__EXERCISE TASK__
Print the listing in its entirety and exactly, leaving out images.

__DATA SEGMENT__
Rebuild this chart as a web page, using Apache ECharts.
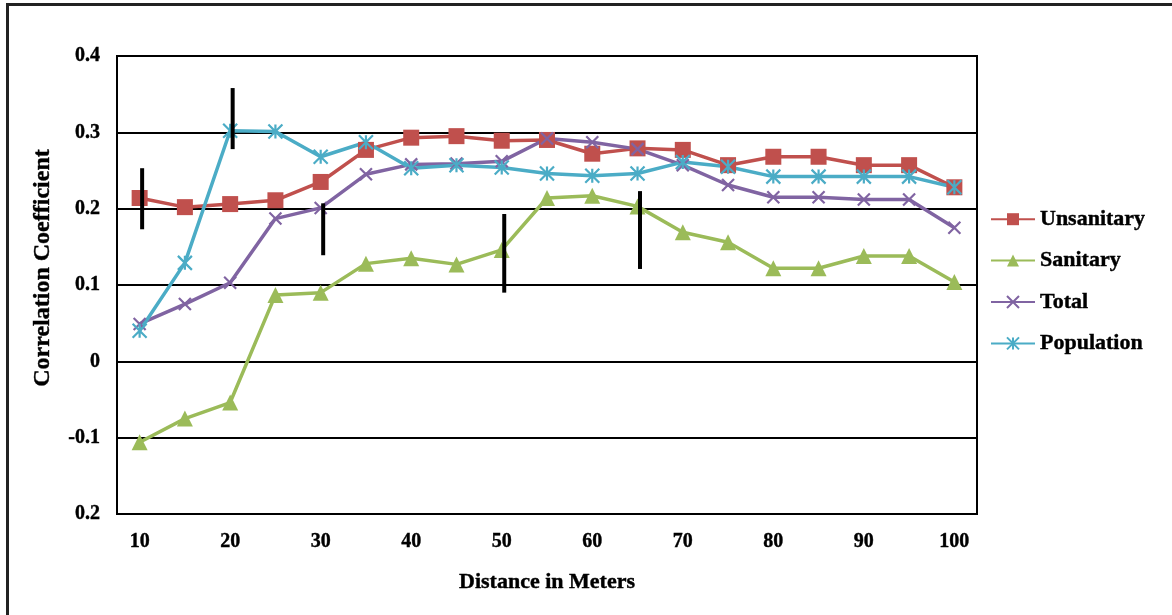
<!DOCTYPE html>
<html>
<head>
<meta charset="utf-8">
<script src="https://cdn.jsdelivr.net/npm/echarts@6/dist/echarts.min.js"></script>
<style>
html,body{margin:0;padding:0;background:#fff;}
#chart{width:1172px;height:615px;}
</style>
</head>
<body>
<div id="chart"></div>
<script>
// ---- data ----
const distances = ['10','15','20','25','30','35','40','45','50','55','60','65','70','75','80','85','90','95','100'];
const unsanitary = [0.214,0.202,0.206,0.211,0.235,0.277,0.293,0.295,0.289,0.290,0.272,0.279,0.277,0.257,0.268,0.268,0.257,0.257,0.228];
const sanitary   = [-0.106,-0.075,-0.054,0.087,0.090,0.128,0.135,0.127,0.146,0.214,0.217,0.203,0.169,0.156,0.122,0.122,0.138,0.138,0.104];
const total      = [0.049,0.075,0.103,0.187,0.201,0.245,0.258,0.259,0.262,0.292,0.287,0.278,0.257,0.231,0.215,0.215,0.212,0.212,0.175];
const population = [0.040,0.129,0.302,0.301,0.268,0.287,0.253,0.257,0.254,0.246,0.243,0.246,0.261,0.255,0.242,0.242,0.242,0.242,0.228];
const seriesNames = ['Unsanitary','Sanitary','Total','Population'];
// vertical black range bars
const rangeCats = ['10','20','30','50','65'];
const rangeLow  = [0.173,0.278,0.139,0.090,0.121];
const rangeHigh = [0.253,0.358,0.207,0.193,0.223];
// y tick labels as printed in the picture
const yTickValues = [-0.2,-0.1,0,0.1,0.2,0.3,0.4];
const yTickLabels = ['0.2','-0.1','0','0.1','0.2','0.3','0.4'];

const FONT = '"Liberation Serif", "Times New Roman", serif';
const colors = ['#C0504D','#9BBB59','#8064A2','#4BACC6'];
const xSym = 'path://M0,0L10,10M10,0L0,10';
const starSym = 'path://M5,0L5,10M0,0L10,10M10,0L0,10';

const chart = echarts.init(document.getElementById('chart'), null, {renderer:'canvas'});

function lineSeries(name, data, color, symbol, size, border) {
  return {
    name: name, type: 'line', data: data,
    symbol: symbol, symbolSize: size,
    lineStyle: {color: color, width: 3.5},
    itemStyle: border ? {color: 'rgba(0,0,0,0)', borderColor: color, borderWidth: 2.2} : {color: color, borderWidth: 0},
    color: color,
    emphasis: {disabled: true},
    z: 3
  };
}

const option = {
  animation: false,
  backgroundColor: '#fff',
  grid: {left: 117, right: 195, top: 56, bottom: 101, show: true, borderColor: '#000', borderWidth: 2, containLabel: false},
  legend: {
    orient: 'vertical', left: 985, top: 203,
    itemWidth: 44, itemHeight: 15, itemGap: 19,
    textStyle: {fontFamily: FONT, fontWeight: 'bold', fontSize: 22, color: '#000', lineHeight: 22, textBorderColor: '#000', textBorderWidth: 0.4},
    data: seriesNames
  },
  xAxis: {
    type: 'category', data: distances, boundaryGap: true,
    axisLine: {show: true, lineStyle: {color: '#000', width: 2}},
    axisTick: {show: false},
    axisLabel: {interval: 1, fontFamily: FONT, fontWeight: 'bold', fontSize: 20, color: '#000', margin: 18, textBorderColor: '#000', textBorderWidth: 0.4},
    splitLine: {show: false},
    name: 'Distance in Meters', nameLocation: 'middle', nameGap: 57,
    nameTextStyle: {fontFamily: FONT, fontWeight: 'bold', fontSize: 22, color: '#000', textBorderColor: '#000', textBorderWidth: 0.4}
  },
  yAxis: {
    type: 'value', min: -0.2, max: 0.4, interval: 0.1,
    axisLine: {show: true, lineStyle: {color: '#000', width: 2}},
    axisTick: {show: false},
    axisLabel: {
      fontFamily: FONT, fontWeight: 'bold', fontSize: 20, color: '#000', margin: 17, textBorderColor: '#000', textBorderWidth: 0.4,
      formatter: function (v) {
        for (let i = 0; i < yTickValues.length; i++) {
          if (Math.abs(yTickValues[i] - v) < 1e-9) return yTickLabels[i];
        }
        return '';
      }
    },
    splitLine: {show: true, lineStyle: {color: '#000', width: 2}}
  },
  series: [
    lineSeries(seriesNames[0], unsanitary, colors[0], 'rect', 16, false),
    lineSeries(seriesNames[1], sanitary, colors[1], 'triangle', 16, false),
    lineSeries(seriesNames[2], total, colors[2], xSym, 12, true),
    lineSeries(seriesNames[3], population, colors[3], starSym, 14, true),
    {
      type: 'custom', name: 'range',
      data: rangeCats.map((c, i) => [distances.indexOf(c), rangeLow[i], rangeHigh[i]]),
      renderItem: function (params, api) {
        const p1 = api.coord([api.value(0), api.value(1)]);
        const p2 = api.coord([api.value(0), api.value(2)]);
        return {type: 'line', shape: {x1: p1[0] + 2.5, y1: p1[1], x2: p2[0] + 2.5, y2: p2[1]},
                style: {stroke: '#000', lineWidth: 4}};
      },
      z: 5, silent: true
    }
  ],
  graphic: [
    {type: 'line', shape: {x1: 6, y1: 4.5, x2: 1172, y2: 4.5}, style: {stroke: '#222', lineWidth: 3}, silent: true},
    {type: 'line', shape: {x1: 7.5, y1: 3, x2: 7.5, y2: 615}, style: {stroke: '#222', lineWidth: 3}, silent: true},
    {type: 'text', x: 43, y: 268, rotation: Math.PI / 2,
     style: {text: 'Correlation Coefficient', font: 'bold 24px ' + FONT, fill: '#000', stroke: '#000', lineWidth: 0.4, align: 'center', verticalAlign: 'middle'}}
  ]
};
chart.setOption(option);
</script>
</body>
</html>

__ANSWER TO THE EXERCISE__
Rebuild this chart as a web page, using Apache ECharts.
<!DOCTYPE html>
<html>
<head>
<meta charset="utf-8">
<script src="https://cdn.jsdelivr.net/npm/echarts@6/dist/echarts.min.js"></script>
<style>
html,body{margin:0;padding:0;background:#fff;}
#chart{width:1172px;height:615px;}
</style>
</head>
<body>
<div id="chart"></div>
<script>
// ---- data ----
const distances = ['10','15','20','25','30','35','40','45','50','55','60','65','70','75','80','85','90','95','100'];
const unsanitary = [0.214,0.202,0.206,0.211,0.235,0.277,0.293,0.295,0.289,0.290,0.272,0.279,0.277,0.257,0.268,0.268,0.257,0.257,0.228];
const sanitary   = [-0.106,-0.075,-0.054,0.087,0.090,0.128,0.135,0.127,0.146,0.214,0.217,0.203,0.169,0.156,0.122,0.122,0.138,0.138,0.104];
const total      = [0.049,0.075,0.103,0.187,0.201,0.245,0.258,0.259,0.262,0.292,0.287,0.278,0.257,0.231,0.215,0.215,0.212,0.212,0.175];
const population = [0.040,0.129,0.302,0.301,0.268,0.287,0.253,0.257,0.254,0.246,0.243,0.246,0.261,0.255,0.242,0.242,0.242,0.242,0.228];
const seriesNames = ['Unsanitary','Sanitary','Total','Population'];
// vertical black range bars
const rangeCats = ['10','20','30','50','65'];
const rangeLow  = [0.173,0.278,0.139,0.090,0.121];
const rangeHigh = [0.253,0.358,0.207,0.193,0.223];
// y tick labels as printed in the picture
const yTickValues = [-0.2,-0.1,0,0.1,0.2,0.3,0.4];
const yTickLabels = ['0.2','-0.1','0','0.1','0.2','0.3','0.4'];

const FONT = '"Liberation Serif", "Times New Roman", serif';
const colors = ['#C0504D','#9BBB59','#8064A2','#4BACC6'];
const xSym = 'path://M0,0L10,10M10,0L0,10';
const starSym = 'path://M5,0L5,10M0,0L10,10M10,0L0,10';

const chart = echarts.init(document.getElementById('chart'), null, {renderer:'canvas'});

function lineSeries(name, data, color, symbol, size, border) {
  return {
    name: name, type: 'line', data: data,
    symbol: symbol, symbolSize: size,
    lineStyle: {color: color, width: 3.5},
    itemStyle: border ? {color: 'rgba(0,0,0,0)', borderColor: color, borderWidth: 2.2} : {color: color, borderWidth: 0},
    color: color,
    emphasis: {disabled: true},
    z: 3
  };
}

const option = {
  animation: false,
  backgroundColor: '#fff',
  grid: {left: 117, right: 195, top: 56, bottom: 101, show: true, borderColor: '#000', borderWidth: 2, containLabel: false},
  legend: {
    orient: 'vertical', left: 985, top: 203,
    itemWidth: 44, itemHeight: 15, itemGap: 19,
    textStyle: {fontFamily: FONT, fontWeight: 'bold', fontSize: 22, color: '#000', lineHeight: 22, textBorderColor: '#000', textBorderWidth: 0.4},
    data: seriesNames
  },
  xAxis: {
    type: 'category', data: distances, boundaryGap: true,
    axisLine: {show: true, lineStyle: {color: '#000', width: 2}},
    axisTick: {show: false},
    axisLabel: {interval: 1, fontFamily: FONT, fontWeight: 'bold', fontSize: 20, color: '#000', margin: 18, textBorderColor: '#000', textBorderWidth: 0.4},
    splitLine: {show: false},
    name: 'Distance in Meters', nameLocation: 'middle', nameGap: 57,
    nameTextStyle: {fontFamily: FONT, fontWeight: 'bold', fontSize: 22, color: '#000', textBorderColor: '#000', textBorderWidth: 0.4}
  },
  yAxis: {
    type: 'value', min: -0.2, max: 0.4, interval: 0.1,
    axisLine: {show: true, lineStyle: {color: '#000', width: 2}},
    axisTick: {show: false},
    axisLabel: {
      fontFamily: FONT, fontWeight: 'bold', fontSize: 20, color: '#000', margin: 17, textBorderColor: '#000', textBorderWidth: 0.4,
      formatter: function (v) {
        for (let i = 0; i < yTickValues.length; i++) {
          if (Math.abs(yTickValues[i] - v) < 1e-9) return yTickLabels[i];
        }
        return '';
      }
    },
    splitLine: {show: true, lineStyle: {color: '#000', width: 2}}
  },
  series: [
    lineSeries(seriesNames[0], unsanitary, colors[0], 'rect', 16, false),
    lineSeries(seriesNames[1], sanitary, colors[1], 'triangle', 16, false),
    lineSeries(seriesNames[2], total, colors[2], xSym, 12, true),
    lineSeries(seriesNames[3], population, colors[3], starSym, 14, true),
    {
      type: 'custom', name: 'range',
      data: rangeCats.map((c, i) => [distances.indexOf(c), rangeLow[i], rangeHigh[i]]),
      renderItem: function (params, api) {
        const p1 = api.coord([api.value(0), api.value(1)]);
        const p2 = api.coord([api.value(0), api.value(2)]);
        return {type: 'line', shape: {x1: p1[0] + 2.5, y1: p1[1], x2: p2[0] + 2.5, y2: p2[1]},
                style: {stroke: '#000', lineWidth: 4}};
      },
      z: 5, silent: true
    }
  ],
  graphic: [
    {type: 'line', shape: {x1: 6, y1: 4.5, x2: 1172, y2: 4.5}, style: {stroke: '#222', lineWidth: 3}, silent: true},
    {type: 'line', shape: {x1: 7.5, y1: 3, x2: 7.5, y2: 615}, style: {stroke: '#222', lineWidth: 3}, silent: true},
    {type: 'text', x: 43, y: 268, rotation: Math.PI / 2,
     style: {text: 'Correlation Coefficient', font: 'bold 24px ' + FONT, fill: '#000', stroke: '#000', lineWidth: 0.4, align: 'center', verticalAlign: 'middle'}}
  ]
};
chart.setOption(option);
</script>
</body>
</html>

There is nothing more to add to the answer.